===== SOURCE MATERIAL

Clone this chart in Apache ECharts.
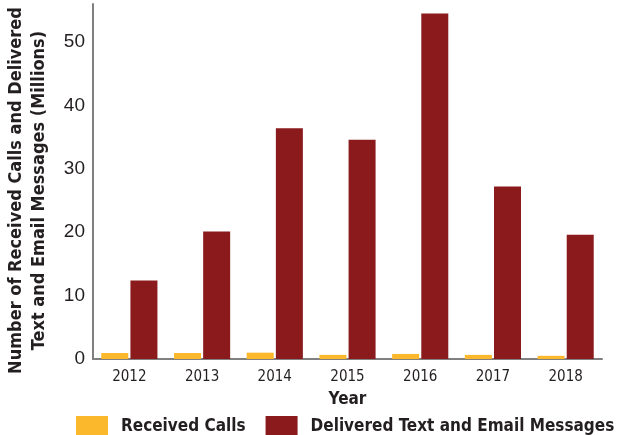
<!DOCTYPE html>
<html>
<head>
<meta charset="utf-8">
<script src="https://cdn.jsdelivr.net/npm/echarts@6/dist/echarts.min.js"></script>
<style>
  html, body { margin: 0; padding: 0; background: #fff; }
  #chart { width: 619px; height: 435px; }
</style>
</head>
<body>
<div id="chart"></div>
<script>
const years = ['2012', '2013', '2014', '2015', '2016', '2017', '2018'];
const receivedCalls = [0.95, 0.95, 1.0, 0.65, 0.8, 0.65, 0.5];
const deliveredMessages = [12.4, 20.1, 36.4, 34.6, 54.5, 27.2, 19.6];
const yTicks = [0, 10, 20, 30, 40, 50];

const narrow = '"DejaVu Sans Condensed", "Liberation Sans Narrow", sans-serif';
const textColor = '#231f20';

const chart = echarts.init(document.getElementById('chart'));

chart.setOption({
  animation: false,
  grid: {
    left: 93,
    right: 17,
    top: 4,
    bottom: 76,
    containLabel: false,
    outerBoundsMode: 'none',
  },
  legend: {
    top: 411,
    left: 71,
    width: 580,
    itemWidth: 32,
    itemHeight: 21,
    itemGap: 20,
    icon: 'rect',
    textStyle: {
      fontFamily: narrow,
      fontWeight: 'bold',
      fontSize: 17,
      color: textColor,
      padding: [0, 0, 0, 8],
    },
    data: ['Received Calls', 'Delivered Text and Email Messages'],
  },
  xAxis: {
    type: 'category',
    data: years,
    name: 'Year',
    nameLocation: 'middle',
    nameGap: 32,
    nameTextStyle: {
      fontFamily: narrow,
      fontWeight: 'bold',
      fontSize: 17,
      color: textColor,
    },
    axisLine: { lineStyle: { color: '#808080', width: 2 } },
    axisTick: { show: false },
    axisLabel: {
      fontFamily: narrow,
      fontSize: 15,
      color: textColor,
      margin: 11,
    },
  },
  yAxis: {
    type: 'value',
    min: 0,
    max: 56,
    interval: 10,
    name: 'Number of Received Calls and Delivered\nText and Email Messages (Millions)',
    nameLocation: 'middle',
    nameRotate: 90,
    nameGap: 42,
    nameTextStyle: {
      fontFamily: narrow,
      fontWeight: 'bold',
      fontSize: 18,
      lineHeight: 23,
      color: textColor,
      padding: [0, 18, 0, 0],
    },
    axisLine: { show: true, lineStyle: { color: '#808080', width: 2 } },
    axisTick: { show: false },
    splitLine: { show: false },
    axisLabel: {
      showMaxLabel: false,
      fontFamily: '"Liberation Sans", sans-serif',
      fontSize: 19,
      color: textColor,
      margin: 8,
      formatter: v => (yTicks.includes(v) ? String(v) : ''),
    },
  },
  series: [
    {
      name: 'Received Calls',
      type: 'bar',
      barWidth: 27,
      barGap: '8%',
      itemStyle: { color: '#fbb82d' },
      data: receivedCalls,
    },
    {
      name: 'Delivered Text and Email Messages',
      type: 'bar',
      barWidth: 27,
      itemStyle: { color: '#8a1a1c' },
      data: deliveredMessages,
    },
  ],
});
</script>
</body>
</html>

==========

**WHAT TO DO**
Quote the material exactly. Pictures stay out.

**RESULT OF THIS TASK**
Clone this chart in Apache ECharts.
<!DOCTYPE html>
<html>
<head>
<meta charset="utf-8">
<script src="https://cdn.jsdelivr.net/npm/echarts@6/dist/echarts.min.js"></script>
<style>
  html, body { margin: 0; padding: 0; background: #fff; }
  #chart { width: 619px; height: 435px; }
</style>
</head>
<body>
<div id="chart"></div>
<script>
const years = ['2012', '2013', '2014', '2015', '2016', '2017', '2018'];
const receivedCalls = [0.95, 0.95, 1.0, 0.65, 0.8, 0.65, 0.5];
const deliveredMessages = [12.4, 20.1, 36.4, 34.6, 54.5, 27.2, 19.6];
const yTicks = [0, 10, 20, 30, 40, 50];

const narrow = '"DejaVu Sans Condensed", "Liberation Sans Narrow", sans-serif';
const textColor = '#231f20';

const chart = echarts.init(document.getElementById('chart'));

chart.setOption({
  animation: false,
  grid: {
    left: 93,
    right: 17,
    top: 4,
    bottom: 76,
    containLabel: false,
    outerBoundsMode: 'none',
  },
  legend: {
    top: 411,
    left: 71,
    width: 580,
    itemWidth: 32,
    itemHeight: 21,
    itemGap: 20,
    icon: 'rect',
    textStyle: {
      fontFamily: narrow,
      fontWeight: 'bold',
      fontSize: 17,
      color: textColor,
      padding: [0, 0, 0, 8],
    },
    data: ['Received Calls', 'Delivered Text and Email Messages'],
  },
  xAxis: {
    type: 'category',
    data: years,
    name: 'Year',
    nameLocation: 'middle',
    nameGap: 32,
    nameTextStyle: {
      fontFamily: narrow,
      fontWeight: 'bold',
      fontSize: 17,
      color: textColor,
    },
    axisLine: { lineStyle: { color: '#808080', width: 2 } },
    axisTick: { show: false },
    axisLabel: {
      fontFamily: narrow,
      fontSize: 15,
      color: textColor,
      margin: 11,
    },
  },
  yAxis: {
    type: 'value',
    min: 0,
    max: 56,
    interval: 10,
    name: 'Number of Received Calls and Delivered\nText and Email Messages (Millions)',
    nameLocation: 'middle',
    nameRotate: 90,
    nameGap: 42,
    nameTextStyle: {
      fontFamily: narrow,
      fontWeight: 'bold',
      fontSize: 18,
      lineHeight: 23,
      color: textColor,
      padding: [0, 18, 0, 0],
    },
    axisLine: { show: true, lineStyle: { color: '#808080', width: 2 } },
    axisTick: { show: false },
    splitLine: { show: false },
    axisLabel: {
      showMaxLabel: false,
      fontFamily: '"Liberation Sans", sans-serif',
      fontSize: 19,
      color: textColor,
      margin: 8,
      formatter: v => (yTicks.includes(v) ? String(v) : ''),
    },
  },
  series: [
    {
      name: 'Received Calls',
      type: 'bar',
      barWidth: 27,
      barGap: '8%',
      itemStyle: { color: '#fbb82d' },
      data: receivedCalls,
    },
    {
      name: 'Delivered Text and Email Messages',
      type: 'bar',
      barWidth: 27,
      itemStyle: { color: '#8a1a1c' },
      data: deliveredMessages,
    },
  ],
});
</script>
</body>
</html>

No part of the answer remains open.